Although Brewer, who chairs the council's technology committee, is a 311 advocate, she's forthright in pointing out its limitations. "The system is so responsive," she said, "but the city is so big and the problems are so complicated that the 311 system needs to utilize some local resources."
By "local resources," Brewer said she means government officials, like herself, and other community representatives possessing invaluable insight on how to get government problems fixed fast, but have been somewhat circumvented by 311.
In response, city technology officials searched for ways to bring civic networks into 311's framework as a way to tap the knowledge of people who know New York's neighborhoods best.
Since Baltimore's 311 center opened in 1996, the concept has proliferated in dozens of U.S. cities.

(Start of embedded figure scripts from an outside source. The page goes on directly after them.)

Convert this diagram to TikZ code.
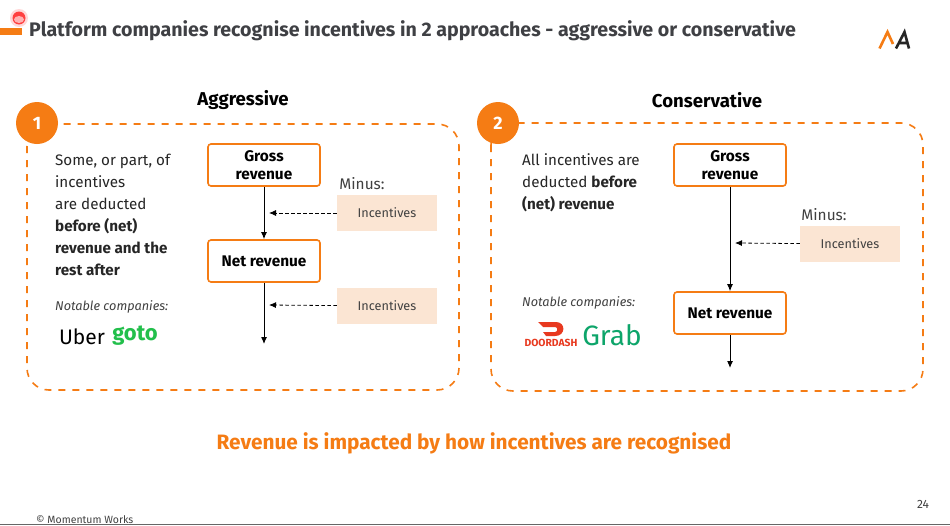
\documentclass[tikz,border=0pt]{standalone}
\usepackage{fontspec}
\setmainfont{Fira Sans}
\usetikzlibrary{arrows.meta}
\definecolor{mworange}{HTML}{F57C14}
\definecolor{mwpeach}{HTML}{FBE5D3}
\definecolor{mwtitle}{HTML}{3F4044}
\definecolor{mwgrey}{HTML}{404040}
\definecolor{gotogreen}{HTML}{22BF4B}
\definecolor{grabgreen}{HTML}{0DA56A}
\definecolor{dashred}{HTML}{E8391F}
\tikzset{
  panel/.style={draw=mworange,line width=1.6pt,dash pattern=on 7pt off 7pt,rounded corners=22pt},
  numdot/.style={circle,fill=mworange,minimum size=42pt,inner sep=0pt,text=white,font=\fontsize{18}{18}\selectfont\bfseries},
  headtext/.style={font=\fontsize{18.6}{20}\selectfont\bfseries,text=black},
  revbox/.style={draw=mworange,line width=1.6pt,rounded corners=3pt,fill=white,minimum width=112pt,minimum height=42pt,inner sep=0pt,align=center,font=\fontsize{15.4}{18.5}\selectfont\bfseries,text=black},
  minusbox/.style={fill=mwpeach,minimum width=100pt,minimum height=36pt,inner sep=0pt,font=\fontsize{12.7}{15}\selectfont,text=mwgrey},
  minustext/.style={inner sep=0pt,font=\fontsize{15.4}{16}\selectfont,text=mwgrey},
  bodytext/.style={anchor=north west,inner sep=0pt,align=left,font=\fontsize{15.2}{22}\selectfont,text=black!85},
  notetext/.style={anchor=west,inner sep=0pt,font=\fontsize{12.7}{14}\selectfont\itshape,text=mwgrey},
  flow/.style={draw=black,line width=1pt,-{Latex[length=7pt,width=6pt]}},
  minusflow/.style={draw=black,line width=0.8pt,dash pattern=on 3.5pt off 2.5pt,-{Latex[length=7pt,width=6pt]}}
}
\begin{document}
\begin{tikzpicture}[x=1pt,y=-1pt]
  \useasboundingbox (0,0) rectangle (950,525);
  \fill[white] (0,0) rectangle (950,525);
  % title strip
  \fill[mworange] (0,28) rectangle (22,35);
  \fill[red!30,opacity=0.5] (19,18) circle (9);
  \fill[red!75] (19,18) circle (6.5);
  \fill[red!30] (19,19.5) ellipse (5 and 3.5);
  \node[anchor=west,inner sep=0pt,text=mwtitle,font=\fontsize{19.6}{22}\selectfont\bfseries] (title) at (29,31)
    {Platform companies recognise incentives in 2 approaches - aggressive or conservative};
  % logo
  \draw[mworange,line width=2.6pt] (879.5,48.5) -- (887.5,32) -- (893,44);
  \draw[black!85,line width=2.6pt] (896,48.5) -- (904.5,32) -- (909,48.5) (899,43) -- (908,43);
  % panels
  \draw[panel] (27,124) rectangle (459,390);
  \draw[panel] (491,123) rectangle (923,391);
  \node[numdot] (n1) at (37,123) {1};
  \node[numdot] (n2) at (498,123) {2};
  \node[headtext] (aggr) at (243,100.5) {Aggressive};
  \node[headtext] (cons) at (707,100.5) {Conservative};
  % left panel
  \node[bodytext] (ltext) at (55,153.5) {Some, or part, of\\incentives\\are deducted\\\textbf{before (net)}\\\textbf{revenue and the}\\\textbf{rest after}};
  \node[revbox] (lgross) at (264,165) {Gross\\revenue};
  \node[revbox] (lnet) at (264,261) {Net revenue};
  \node[minusbox] (linc1) at (387,213) {Incentives};
  \node[minusbox] (linc2) at (387,306) {Incentives};
  \node[minustext] (lminus) at (362,184) {Minus:};
  \node[notetext] (lnote) at (55,307) {Notable companies:};
  \node[inner sep=0pt,font=\fontsize{21}{24}\selectfont,text=black] (uber) at (82,337) {Uber};
  \node[inner sep=0pt,font=\fontsize{22}{24}\selectfont\bfseries,text=gotogreen] (goto) at (135,336) {goto};
  \coordinate (lend) at (264,344);
  \coordinate (lhit1) at (269,213);
  \coordinate (lhit2) at (269,305);
  \draw[flow] (lgross) -- (lnet);
  \draw[flow] (lnet) -- (lend);
  \draw[minusflow] (linc1) -- (lhit1);
  \draw[minusflow] (linc2) -- (lhit2);
  % right panel
  \node[bodytext] (rtext) at (522,153.5) {All incentives are\\deducted \textbf{before}\\\textbf{(net) revenue}};
  \node[revbox] (rgross) at (730,165) {Gross\\revenue};
  \node[revbox] (rnet) at (730,313) {Net revenue};
  \node[minusbox] (rinc) at (850,244) {Incentives};
  \node[minustext] (rminus) at (824,215) {Minus:};
  \node[notetext] (rnote) at (522,303) {Notable companies:};
  \fill[dashred] (538,322) -- (556,322) .. controls (566,322) and (566,336) .. (555,336) -- (546,336) -- (543,332) -- (555,332) .. controls (558,332) and (558,327) .. (555,327) -- (543,327) -- cycle;
  \node[inner sep=0pt,font=\fontsize{10.3}{11}\selectfont\bfseries,text=dashred] (dash) at (551,343) {DOORDASH};
  \node[inner sep=0pt,font=\fontsize{28}{28}\selectfont,text=grabgreen] (grab) at (612,335) {Grab};
  \coordinate (rend) at (730,368);
  \coordinate (rhit) at (735,243);
  \draw[flow] (rgross) -- (rnet);
  \draw[flow] (rnet) -- (rend);
  \draw[minusflow] (rinc) -- (rhit);
  % bottom
  \node[inner sep=0pt,text=mworange,font=\fontsize{20.8}{22}\selectfont\bfseries] (takeaway) at (474,443) {Revenue is impacted by how incentives are recognised};
  \node[inner sep=0pt,font=\fontsize{12}{14}\selectfont,text=mwgrey] (page) at (923,504) {24};
  \node[anchor=west,inner sep=0pt,font=\fontsize{10.5}{12}\selectfont,text=mwgrey] (foot) at (36,520) {© Momentum Works};
  \draw[black!60,line width=1pt] (0,524.5) -- (950,524.5);
\end{tikzpicture}
\end{document}
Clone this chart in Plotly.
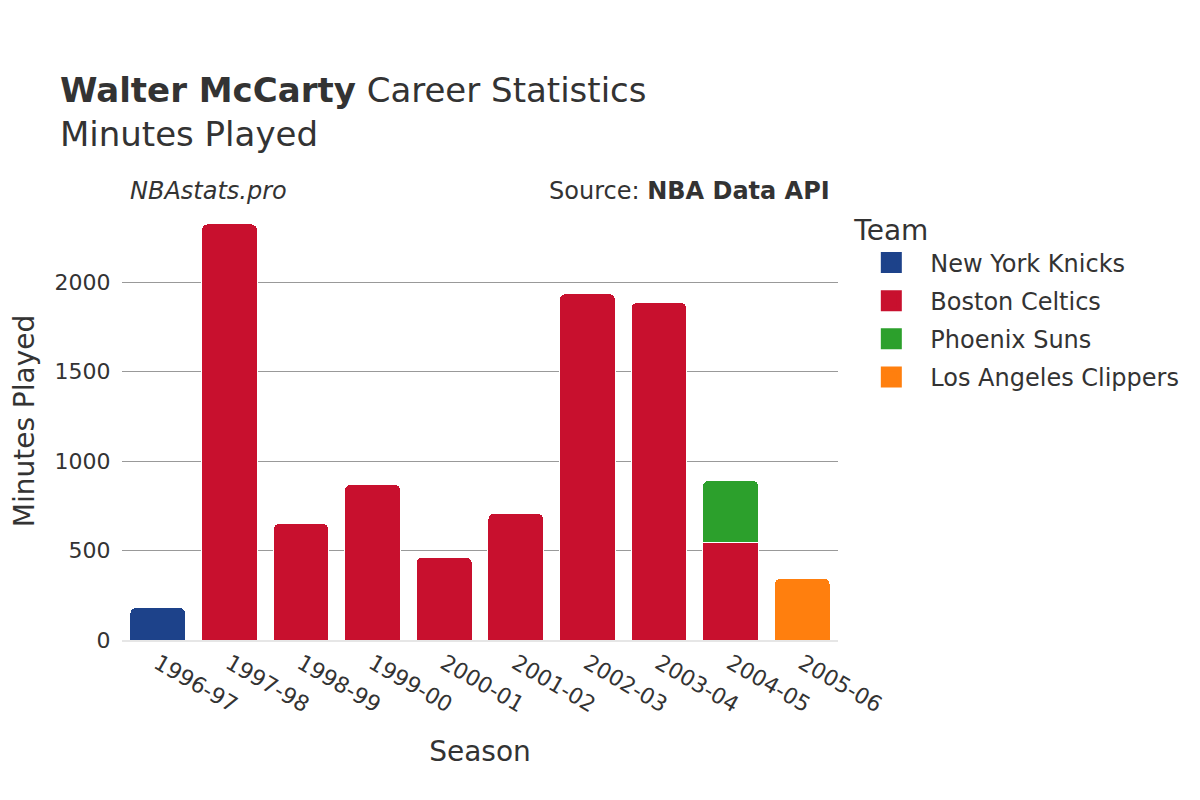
import plotly.graph_objects as go

seasons = ["1996-97", "1997-98", "1998-99", "1999-00", "2000-01",
           "2001-02", "2002-03", "2003-04", "2004-05", "2005-06"]

knicks_seasons = ["1996-97"]
knicks_min = [182]

celtics_seasons = ["1997-98", "1998-99", "1999-00", "2000-01", "2001-02",
                   "2002-03", "2003-04", "2004-05"]
celtics_min = [2327, 651, 871, 464, 708, 1937, 1888, 546]

suns_seasons = ["2004-05"]
suns_min = [348]

clippers_seasons = ["2005-06"]
clippers_min = [345]

teams = ["New York Knicks", "Boston Celtics", "Phoenix Suns", "Los Angeles Clippers"]
colors = ["#1d428a", "#c8102e", "#2ca02c", "#ff7f0e"]

series = [(knicks_seasons, knicks_min), (celtics_seasons, celtics_min),
          (suns_seasons, suns_min), (clippers_seasons, clippers_min)]

fig = go.Figure()
for name, color, (xs, ys) in zip(teams, colors, series):
    fig.add_trace(go.Bar(
        x=xs, y=ys, name=name, legendgroup=name, showlegend=False,
        marker=dict(color=color, cornerradius=6, line=dict(width=1, color="white")),
    ))
# legend entries with larger square symbols
for name, color in zip(teams, colors):
    fig.add_trace(go.Scatter(
        x=[None], y=[None], name=name, legendgroup=name, mode="markers",
        marker=dict(symbol="square", size=16, color=color,
                    line=dict(width=5, color=color)),
        hoverinfo="skip",
    ))

font_family = "DejaVu Sans"
fig.update_layout(
    barmode="stack",
    bargap=0.22,
    width=1200, height=800,
    paper_bgcolor="white", plot_bgcolor="white",
    font=dict(family=font_family, color="#333333", size=22),
    margin=dict(l=114, r=370, t=194, b=168),
    title=dict(
        text="<b>Walter McCarty</b> Career Statistics<br>Minutes Played",
        x=0.0433, xanchor="left", y=0.883, yanchor="top",
        font=dict(size=34, family=font_family, color="#333333"),
    ),
    legend=dict(
        title=dict(text="Team", font=dict(size=28)),
        font=dict(size=24),
        x=1.02, xanchor="left", y=0.9955, yanchor="top",
        traceorder="grouped", tracegroupgap=4, itemsizing="trace",
        itemwidth=68,
    ),
    xaxis=dict(
        title=dict(text="Season", font=dict(size=28), standoff=25),
        categoryorder="array", categoryarray=seasons,
        tickangle=30, tickfont=dict(size=22),
        showgrid=False, showline=True, linecolor="#e6e6e6", linewidth=2,
        automargin=False,
    ),
    yaxis=dict(
        title=dict(text="Minutes Played", font=dict(size=28), standoff=16),
        tickfont=dict(size=22),
        ticks="outside", ticklen=6, tickcolor="rgba(0,0,0,0)",
        showgrid=True, gridcolor="#999999", gridwidth=1,
        zeroline=False, rangemode="tozero",
        tickvals=[0, 500, 1000, 1500, 2000],
        automargin=False,
    ),
    annotations=[
        dict(text="<i>NBAstats.pro</i>", xref="paper", yref="paper",
             x=0.0084, y=1.025, xanchor="left", yanchor="middle",
             showarrow=False, font=dict(size=24, color="#333333")),
        dict(text="Source: <b>NBA Data API</b>", xref="paper", yref="paper",
             x=0.9916, y=1.025, xanchor="right", yanchor="middle",
             showarrow=False, font=dict(size=24, color="#333333")),
    ],
)

fig.write_html("out.html")
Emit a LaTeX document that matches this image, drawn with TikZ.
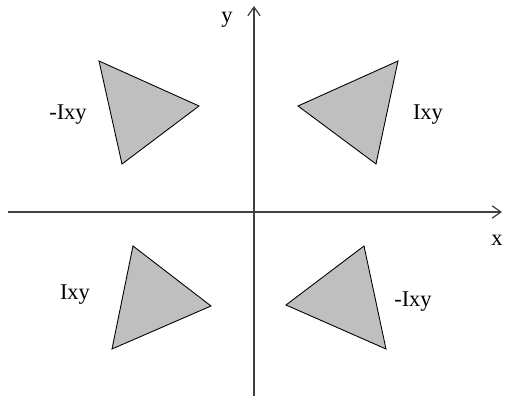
\documentclass[tikz,border=0pt]{standalone}
\usepackage{fontspec}
\setmainfont{Liberation Serif}
\usetikzlibrary{arrows.meta}

\tikzset{
  axis/.style={draw=black!75, line width=0.7pt, -{Straight Barb[length=5pt,width=7pt]}},
  tri/.style={fill=black!25, draw=black, line width=0.5pt, line join=miter},
  lbl/.style={font=\fontsize{12.8}{14}\selectfont, inner sep=0pt}
}

\begin{document}
\begin{tikzpicture}[x=0.02cm, y=-0.02cm]
  \useasboundingbox (0,0) rectangle (505,401);
  % axes
  \coordinate (xs) at (8,212);
  \coordinate (xe) at (502,212);
  \coordinate (ys) at (254,396);
  \coordinate (ye) at (254,6);
  \draw[axis] (xs) -- (xe);
  \draw[axis] (ys) -- (ye);
  \node[lbl] (ylab) at (227,20) {y};
  \node[lbl] (xlab) at (497,240) {x};
  % triangles
  \draw[tri] (99,61) -- (199,106) -- (122,164) -- cycle;
  \draw[tri] (398,61) -- (298,106) -- (376,164) -- cycle;
  \draw[tri] (133,246) -- (211,306) -- (112,349) -- cycle;
  \draw[tri] (364,246) -- (286,305) -- (386,349) -- cycle;
  % labels
  \node[lbl] (tl) at (68,115) {-Ixy};
  \node[lbl] (tr) at (428,115) {Ixy};
  \node[lbl] (bl) at (75,295) {Ixy};
  \node[lbl] (br) at (413,302) {-Ixy};
\end{tikzpicture}
\end{document}
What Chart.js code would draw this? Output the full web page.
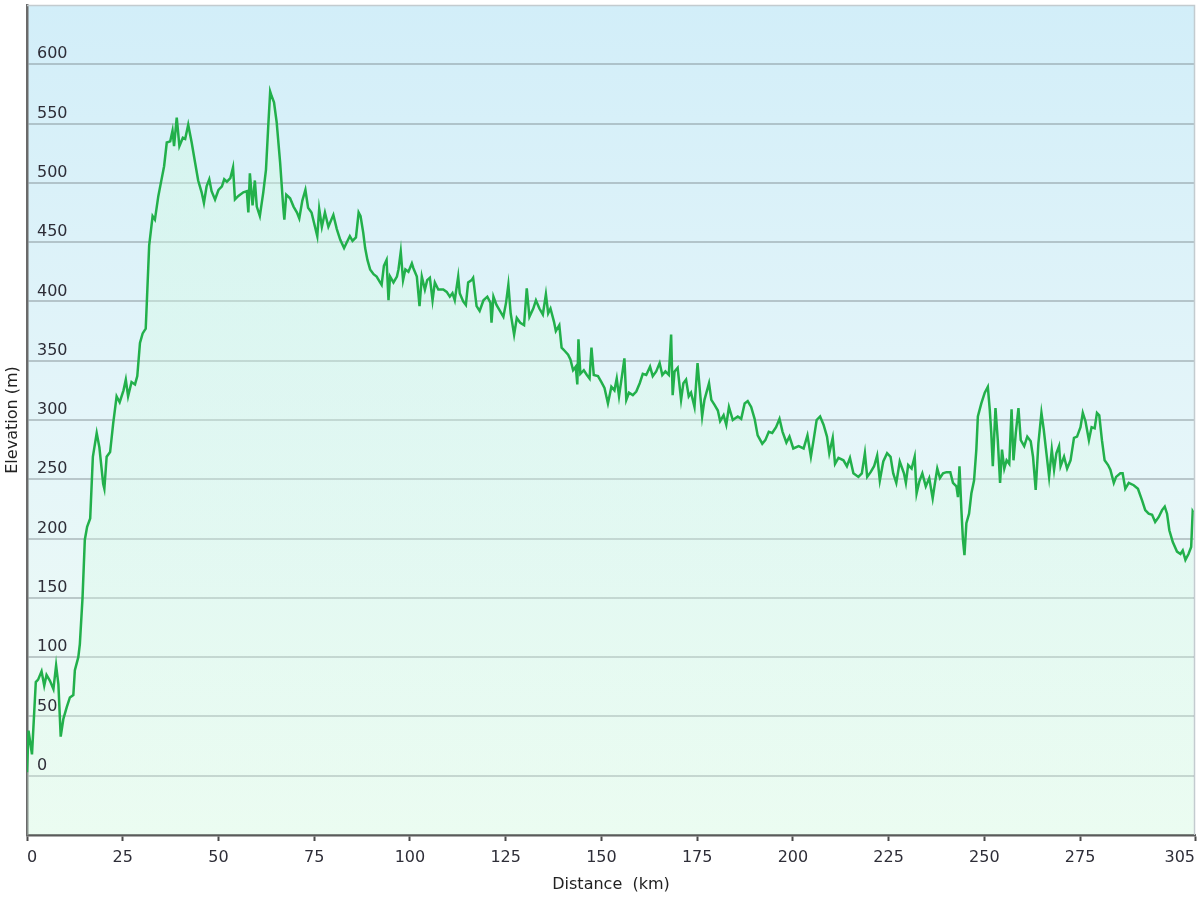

Once used as a way to deflect callers from 911 lines, city governments now use 311 to consolidate city phone numbers and improve accountability.
Call takers at 311 centers use advanced computer systems to track reports, aggregate data and transfer calls to other government agencies or answer basic questions about government.
There's little doubt that 311 can transform a city: Citizens calling to report trash had a hand in raising New York City's cleanliness rating to its highest score since the rating system was created in the '70s.
But consolidating city phone numbers inadvertently limited the people who residents reach out to.
"I think some [elected officials] feel disenfranchised by the fact that they might be getting fewer calls from residents because they're calling 311," said Bruce Lai, Brewer's chief of staff.
311 gives citizens less of a reason to call local politicians who once used their "in" with city liaisons and local knowledge to help constituents finagle through bureaucratic logjams - and then get their votes.
"I'm sure in big politics cities - New York and Chicago come to mind - there was some worry about losing touch with the voters, or more precisely, losing touch with votes," said Gary Allen, editor of DISPATCH Monthly Magazine, a publication about public safety communications. "But even though they might be losing the initial citizen calls, they're definitely gaining better information."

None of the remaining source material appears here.